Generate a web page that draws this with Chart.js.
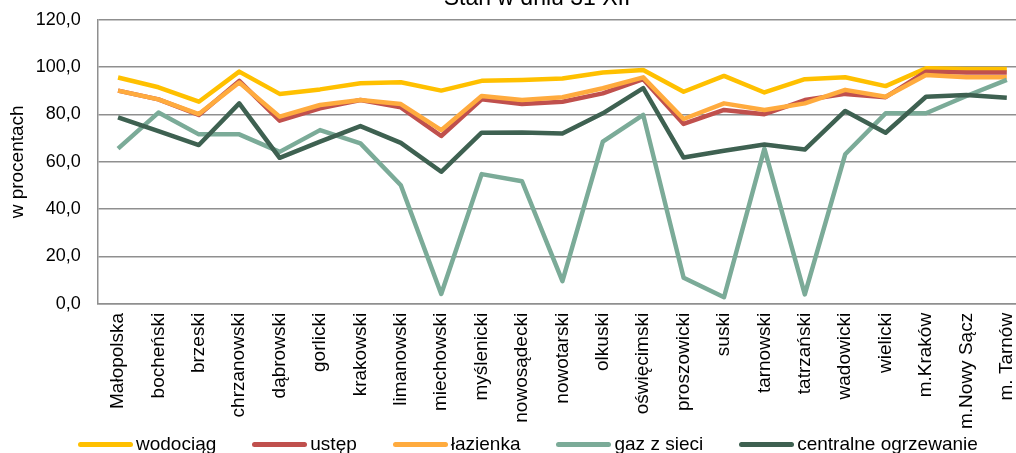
<!DOCTYPE html>
<html>
<head>
<meta charset="utf-8">
<script src="https://cdn.jsdelivr.net/npm/chart.js@4/dist/chart.umd.min.js"></script>
<style>
  html, body { margin: 0; padding: 0; background: #fff; }
  #wrap { position: relative; width: 1016px; height: 453px; overflow: hidden; font-family: 'Liberation Sans', Arial, sans-serif; }
  #box { position: absolute; left: 0; top: 0; width: 1074px; height: 438px; }
  #title { position: absolute; left: 0; top: -14px; width: 1074px; text-align: center; font-size: 23px; line-height: 22px; color: #000; }
  #legend { position: absolute; left: 78px; top: 433px; display: flex; align-items: center; gap: 36px; font-size: 19px; color: #000; white-space: nowrap; }
  #legend .item { display: flex; align-items: center; }
  #legend .line { width: 55px; height: 5px; border-radius: 3px; margin-right: 3px; }
</style>
</head>
<body>
<div id="wrap">
  <div id="box"><canvas id="chart"></canvas></div>
  <div id="title">Stan w dniu 31 XII</div>
  <div id="legend"></div>
</div>
<script>
// Dane: odsetek mieszkań wyposażonych w instalacje (stan w dniu 31 XII)
const categories = ['Małopolska', 'bocheński', 'brzeski', 'chrzanowski', 'dąbrowski', 'gorlicki',
    'krakowski', 'limanowski', 'miechowski', 'myślenicki', 'nowosądecki', 'nowotarski', 'olkuski',
    'oświęcimski', 'proszowicki', 'suski', 'tarnowski', 'tatrzański', 'wadowicki', 'wielicki',
    'm.Kraków', 'm.Nowy Sącz', 'm. Tarnów'];

const wodociag = [95.6, 91.5, 85.4, 98.1, 88.7, 90.6, 93.2, 93.6, 90.1, 94.2, 94.6, 95.2, 97.7,
    98.8, 89.6, 96.3, 89.3, 94.9, 95.7, 92.0, 99.5, 99.2, 99.2];
const ustep = [90.1, 86.4, 79.8, 94.2, 77.4, 82.6, 86.1, 83.0, 70.9, 86.4, 84.4, 85.4, 88.9,
    94.9, 76.0, 81.9, 80.1, 86.1, 88.7, 87.3, 98.1, 97.7, 97.7];
const lazienka = [90.1, 86.4, 80.2, 93.5, 79.1, 84.0, 86.1, 84.4, 73.4, 87.8, 86.1, 87.3, 91.1,
    95.7, 78.1, 84.7, 81.9, 84.7, 90.4, 87.5, 96.7, 95.7, 95.7];
const gaz = [65.6, 80.8, 71.6, 71.6, 64.2, 73.4, 67.8, 50.1, 4.2, 54.8, 51.8, 9.6, 68.5,
    79.8, 11.0, 2.8, 65.6, 4.0, 63.2, 80.5, 80.5, 87.8, 94.6];
const co = [78.8, 73.0, 67.1, 84.7, 61.7, 68.5, 75.1, 68.0, 55.8, 72.3, 72.4, 72.0, 80.5,
    91.1, 61.8, 64.7, 67.3, 65.2, 81.5, 72.3, 87.5, 88.2, 87.1];

const yTicks = [0, 20, 40, 60, 80, 100, 120];

const series = [
    { label: 'wodociąg', data: wodociag, color: '#FFC000' },
    { label: 'ustęp', data: ustep, color: '#C0504D' },
    { label: 'łazienka', data: lazienka, color: '#FFAB3E' },
    { label: 'gaz z sieci', data: gaz, color: '#7BAB98' },
    { label: 'centralne ogrzewanie', data: co, color: '#3E6151' }
];

const FONT = "'Liberation Sans', Arial, sans-serif";
Chart.defaults.font.family = FONT;
Chart.defaults.color = '#000';

const chart = new Chart(document.getElementById('chart').getContext('2d'), {
    type: 'line',
    data: {
        labels: categories,
        datasets: series.map((s, i) => ({
            label: s.label,
            data: s.data,
            borderColor: s.color,
            backgroundColor: s.color,
            borderWidth: 4.5,
            pointRadius: 0,
            tension: 0,
            borderJoinStyle: 'round',
            order: series.length - i   // późniejsza seria rysowana na wierzchu
        }))
    },
    options: {
        responsive: true,
        maintainAspectRatio: false,
        animation: false,
        layout: { padding: { left: 0, right: 47, top: 0, bottom: 0 } },
        plugins: {
            title: { display: false },
            legend: { display: false },
            tooltip: { enabled: false }
        },
        scales: {
            x: {
                offset: true,
                grid: { display: false, drawTicks: false },
                border: { display: true, color: '#8f8f8f', width: 1.5 },
                ticks: {
                    autoSkip: false,
                    maxRotation: 90,
                    minRotation: 90,
                    padding: 9,
                    color: '#000',
                    font: { size: 19 }
                }
            },
            y: {
                min: 0,
                max: 120,
                afterBuildTicks: (axis) => { axis.ticks = yTicks.map(v => ({ value: v })); },
                grid: { color: '#8f8f8f', lineWidth: 1.5, drawTicks: true, tickLength: 8, tickColor: 'rgba(0,0,0,0)' },
                border: { display: true, color: '#8f8f8f', width: 1.5 },
                ticks: {
                    padding: 9,
                    color: '#000',
                    font: { size: 18 },
                    callback: (v) => v.toFixed(1).replace('.', ',')
                },
                title: {
                    display: true,
                    text: 'w procentach',
                    color: '#000',
                    font: { size: 19 },
                    padding: { top: 6, bottom: -2 }
                }
            }
        }
    }
});

// legenda pod wykresem, z kolorów zbiorów danych
document.getElementById('legend').innerHTML = chart.data.datasets.map(ds =>
    `<span class="item"><span class="line" style="background:${ds.borderColor}"></span>${ds.label}</span>`
).join('');
</script>
</body>
</html>
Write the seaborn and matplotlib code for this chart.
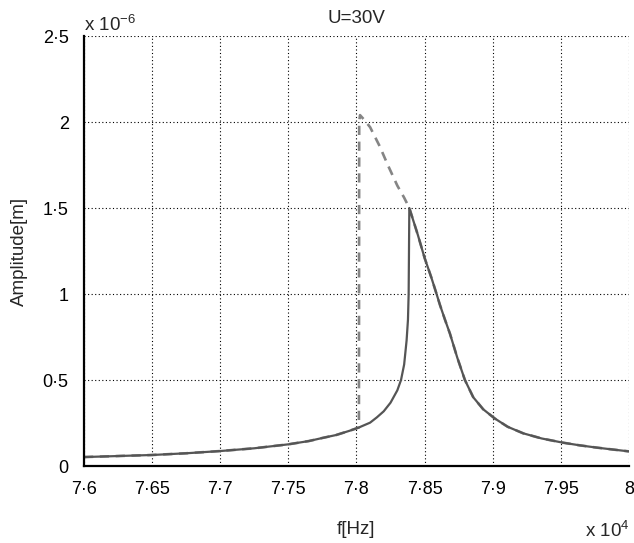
import matplotlib
matplotlib.use("Agg")
import matplotlib.pyplot as plt
import seaborn as sns
import pandas as pd
from matplotlib.ticker import FuncFormatter, MultipleLocator

# frequency [Hz] and amplitude [x 1e-6 m]
# lower branch (shared by both sweeps)
f_low = [76000, 76250, 76500, 76750, 77000, 77250, 77500, 77650, 77750, 77850,
         77950, 78000, 78018]
a_low = [0.052, 0.058, 0.064, 0.074, 0.087, 0.103, 0.126, 0.145, 0.163, 0.180,
         0.205, 0.219, 0.224]

# solid sweep: stays on the lower branch up to the jump at ~78.39 kHz
f_up_rise = [78050, 78100, 78150, 78200, 78250, 78300, 78327, 78350, 78368,
             78378, 78383, 78386, 78388]
a_up_rise = [0.235, 0.252, 0.283, 0.318, 0.368, 0.440, 0.500, 0.590, 0.730,
             0.850, 1.000, 1.300, 1.500]

# falling branch after the peak (shared)
f_fall = [78388, 78450, 78500, 78550, 78588, 78613, 78650, 78686, 78740, 78796,
          78857, 78930, 79014, 79110, 79224, 79360, 79513, 79640, 79763, 79880, 80000]
a_fall = [1.500, 1.345, 1.210, 1.095, 1.000, 0.936, 0.850, 0.770, 0.630, 0.500,
          0.400, 0.330, 0.277, 0.228, 0.190, 0.160, 0.136, 0.120, 0.107, 0.096, 0.085]

# dashed sweep: jump at ~78.02 kHz onto the upper branch
f_dash_top = [78018, 78020, 78026, 78060, 78100, 78170, 78230, 78300, 78350, 78388]
a_dash_top = [0.224, 2.000, 2.040, 2.010, 1.970, 1.860, 1.750, 1.630, 1.560, 1.500]

solid = pd.DataFrame({"f": f_low + f_up_rise + f_fall,
                      "a": a_low + a_up_rise + a_fall})
dashed = pd.DataFrame({"f": f_low + f_dash_top + f_fall,
                       "a": a_low + a_dash_top + a_fall})

sns.set_style("white")
plt.rcParams["font.family"] = ["Liberation Sans", "DejaVu Sans"]
plt.rcParams["mathtext.default"] = "regular"

fig = plt.figure(figsize=(6.34, 5.43), dpi=100)
ax = fig.add_axes([0.1325, 0.1418, 0.8595, 0.7919])

sns.lineplot(data=dashed, x="f", y="a", sort=False, estimator=None, ax=ax,
             color="#858585", lw=1.9, linestyle=(0, (3.5, 2.5)))
sns.lineplot(data=solid, x="f", y="a", sort=False, estimator=None, ax=ax,
             color="#555555", lw=1.6)

ax.set_xlim(76000, 80000)
ax.set_ylim(0, 2.5)
ax.xaxis.set_major_locator(MultipleLocator(500))
ax.yaxis.set_major_locator(MultipleLocator(0.5))
ax.xaxis.set_major_formatter(FuncFormatter(lambda v, p: f"{v/1e4:g}".replace(".", "\u00b7")))
ax.yaxis.set_major_formatter(FuncFormatter(lambda v, p: f"{v:g}".replace(".", "\u00b7")))

ax.grid(True, color="black", linestyle=(0, (1, 2.2)), lw=0.8)
for s in ["top", "right"]:
    ax.spines[s].set_visible(False)
for s in ["left", "bottom"]:
    ax.spines[s].set_color("black")
    ax.spines[s].set_linewidth(1.6)
ax.tick_params(direction="in", length=4, width=1.2, labelsize=13, colors="black",
               pad=11)

ax.set_xlabel("f[Hz]", fontsize=13.5, va="baseline")
ax.xaxis.set_label_coords(0.5, (466 - 534) / 430)
ax.set_ylabel("Amplitude[m]", fontsize=13.5)
ax.yaxis.set_label_coords(-0.103, 0.5)
ax.set_title("U=30V", fontsize=13.5, y=(466 - 23) / 430, pad=0)
ax.text(0.0, (466 - 31) / 430, "x 10$^{-6}$", transform=ax.transAxes,
        fontsize=13.5, ha="left", va="baseline")
fig.text(630 / 634, (543 - 537) / 543, "x 10$^{4}$", fontsize=13.5,
         ha="right", va="baseline")

fig.savefig("out.png", dpi=100)
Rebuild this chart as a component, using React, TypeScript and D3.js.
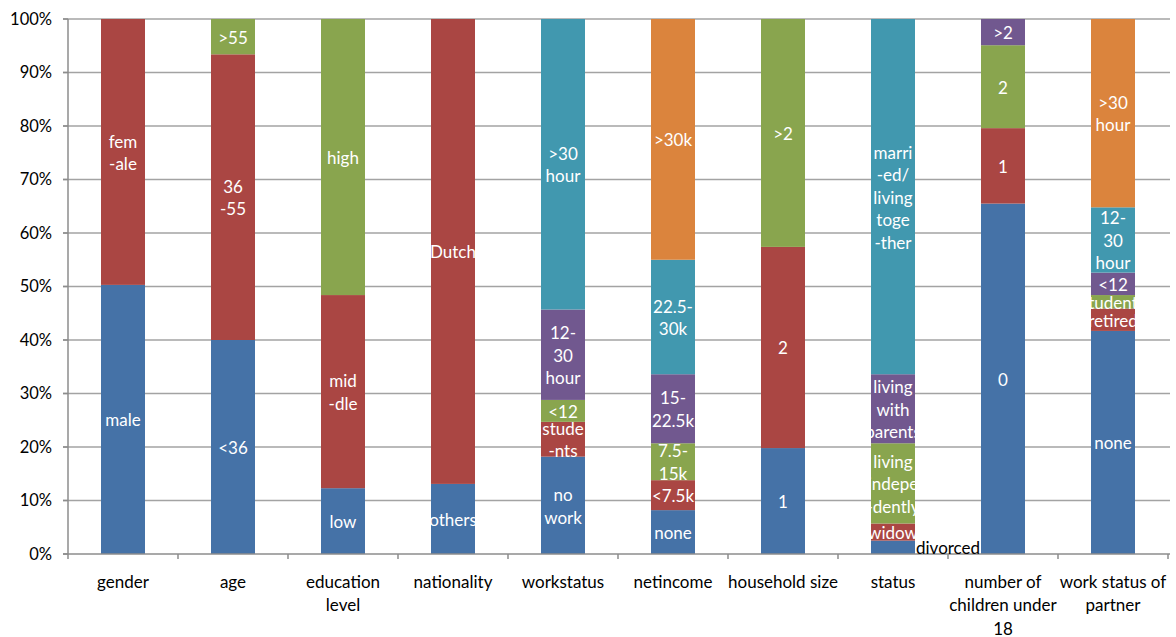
import React from "react";
import * as d3 from "d3";

const categories: string[][] = [
  ["gender"],
  ["age"],
  ["education", "level"],
  ["nationality"],
  ["workstatus"],
  ["netincome"],
  ["household size"],
  ["status"],
  ["number of", "children under", "18"],
  ["work status of", "partner"],
];

// percentages per series (stack order bottom -> top)
const series1 = [50.3, 40.0, 12.3, 13.1, 18.2, 8.2, 19.8, 2.5, 65.5, 41.7];
const series2 = [49.7, 53.4, 36.1, 86.9, 6.5, 5.6, 37.6, 3.2, 14.1, 4.2];
const series3 = [0, 6.6, 51.6, 0, 4.1, 6.9, 42.6, 15.0, 15.5, 2.5];
const series4 = [0, 0, 0, 0, 16.9, 12.9, 0, 12.9, 4.9, 4.2];
const series5 = [0, 0, 0, 0, 54.3, 21.4, 0, 66.4, 0, 12.2];
const series6 = [0, 0, 0, 0, 0, 45.0, 0, 0, 0, 35.2];

const labels1 = ["male", "<36", "low", "others", "no\nwork", "none", "1", "divorced", "0", "none"];
const labels2 = ["fem\n-ale", "36\n-55", "mid\n-dle", "Dutch", "stude\n-nts", "<7.5k", "2", "widow", "1", "retired"];
const labels3 = ["", ">55", "high", "", "<12", "7.5-\n15k", ">2", "living\nindepe\n-dently", "2", "students"];
const labels4 = ["", "", "", "", "12-\n30\nhour", "15-\n22.5k", "", "living\nwith\nparents", ">2", "<12"];
const labels5 = ["", "", "", "", ">30\nhour", "22.5-\n30k", "", "marri\n-ed/\nliving\ntoge\n-ther", "", "12-\n30\nhour"];
const labels6 = ["", "", "", "", "", ">30k", "", "", "", ">30\nhour"];

const colors = ["#4572A7", "#AA4643", "#89A54E", "#71588F", "#4198AF", "#DB843D"];
const yTicks = [0, 10, 20, 30, 40, 50, 60, 70, 80, 90, 100];

// labels that Excel moved outside the bar: [series index, category index]
const outsideLabels: [number, number][] = [[0, 7]];

const W = 1176;
const H = 637;
const left = 68;
const right = 1168;
const top = 19;
const bottom = 554;
const FONT = "Lato, 'Open Sans', sans-serif";

export default function App() {
  const seriesVals = [series1, series2, series3, series4, series5, series6];
  const seriesLabels = [labels1, labels2, labels3, labels4, labels5, labels6];
  const idx = categories.map((_, i) => i);

  const x = d3
    .scaleBand<number>()
    .domain(idx)
    .range([left, right])
    .paddingInner(0.6)
    .paddingOuter(0.3);
  const step = (right - left) / categories.length;
  const y = d3.scaleLinear().domain([0, 100]).range([bottom, top]);

  const table = idx.map((i) => {
    const row: Record<string, number> = {};
    seriesVals.forEach((s, k) => (row["s" + k] = s[i]));
    return row;
  });
  const stack = d3.stack<Record<string, number>>().keys(seriesVals.map((_, k) => "s" + k));
  const stacked = stack(table);

  const lineH = 22.5;

  return (
    <svg
      width={W}
      height={H}
      style={{ position: "absolute", left: 0, top: 0, background: "#fff" }}
      fontFamily={FONT}
    >
      {/* grid */}
      {yTicks.map((t) => (
        <g key={t}>
          {t > 0 && (
            <line x1={left - 5} x2={right + 2} y1={y(t)} y2={y(t)} stroke="#A3A3A3" strokeWidth={1.5} />
          )}
          <line x1={left - 5} x2={left} y1={y(t)} y2={y(t)} stroke="#8C8C8C" strokeWidth={1.5} />
          <text x={52} y={y(t)} dy="0.35em" textAnchor="end" fontSize={16.5} fill="#000">
            {t + "%"}
          </text>
        </g>
      ))}

      {/* bars */}
      {stacked.map((layer, k) =>
        layer.map((d, i) => {
          const v = d[1] - d[0];
          if (v <= 0) return null;
          return (
            <rect
              key={k + "-" + i}
              x={x(i)}
              y={y(d[1])}
              width={x.bandwidth()}
              height={y(d[0]) - y(d[1])}
              fill={colors[k]}
            />
          );
        })
      )}

      {/* axes */}
      <line x1={left} x2={left} y1={top} y2={bottom} stroke="#8C8C8C" strokeWidth={1.5} />
      <line x1={left - 5} x2={right + 2} y1={bottom} y2={bottom} stroke="#8C8C8C" strokeWidth={1.5} />
      {d3.range(categories.length + 1).map((i) => (
        <line
          key={"xt" + i}
          x1={left + step * i}
          x2={left + step * i}
          y1={bottom}
          y2={bottom + 5}
          stroke="#8C8C8C"
          strokeWidth={1.5}
        />
      ))}

      {/* data labels */}
      {stacked.map((layer, k) =>
        layer.map((d, i) => {
          const v = d[1] - d[0];
          const lab = seriesLabels[k][i];
          if (v <= 0 || !lab) return null;
          const lines = lab.split("\n");
          const cy = (y(d[0]) + y(d[1])) / 2;
          const outside = outsideLabels.some(([sk, ci]) => sk === k && ci === i);
          if (outside) {
            return (
              <text
                key={"l" + k + "-" + i}
                x={(x(i) as number) + x.bandwidth() + 1}
                y={cy + 1}
                dy="0.35em"
                fontSize={17}
                fill="#000"
              >
                {lab}
              </text>
            );
          }
          const cx = (x(i) as number) + x.bandwidth() / 2;
          const y0 = cy - ((lines.length - 1) * lineH) / 2;
          return (
            <g key={"l" + k + "-" + i}>
              {lines.map((ln, j) => (
                <text
                  key={j}
                  x={cx}
                  y={y0 + j * lineH + 1}
                  dy="0.35em"
                  textAnchor="middle"
                  fontSize={17}
                  fill="#FFFFFF"
                >
                  {ln}
                </text>
              ))}
            </g>
          );
        })
      )}

      {/* category labels */}
      {categories.map((c, i) => (
        <g key={"c" + i}>
          {c.map((ln, j) => (
            <text
              key={j}
              x={(x(i) as number) + x.bandwidth() / 2}
              y={582 + j * 23.5}
              dy="0.35em"
              textAnchor="middle"
              fontSize={17}
              fill="#000"
            >
              {ln}
            </text>
          ))}
        </g>
      ))}
    </svg>
  );
}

===

In the records above, find the line with "Rebuild this chart" and the line with "0, 0, 35.2];", then restate word for word only those two lines and all lines between, omitting pictures.

> _TASK ANSWER_:
Rebuild this chart as a component, using React, TypeScript and D3.js.
import React from "react";
import * as d3 from "d3";

const categories: string[][] = [
  ["gender"],
  ["age"],
  ["education", "level"],
  ["nationality"],
  ["workstatus"],
  ["netincome"],
  ["household size"],
  ["status"],
  ["number of", "children under", "18"],
  ["work status of", "partner"],
];

// percentages per series (stack order bottom -> top)
const series1 = [50.3, 40.0, 12.3, 13.1, 18.2, 8.2, 19.8, 2.5, 65.5, 41.7];
const series2 = [49.7, 53.4, 36.1, 86.9, 6.5, 5.6, 37.6, 3.2, 14.1, 4.2];
const series3 = [0, 6.6, 51.6, 0, 4.1, 6.9, 42.6, 15.0, 15.5, 2.5];
const series4 = [0, 0, 0, 0, 16.9, 12.9, 0, 12.9, 4.9, 4.2];
const series5 = [0, 0, 0, 0, 54.3, 21.4, 0, 66.4, 0, 12.2];
const series6 = [0, 0, 0, 0, 0, 45.0, 0, 0, 0, 35.2];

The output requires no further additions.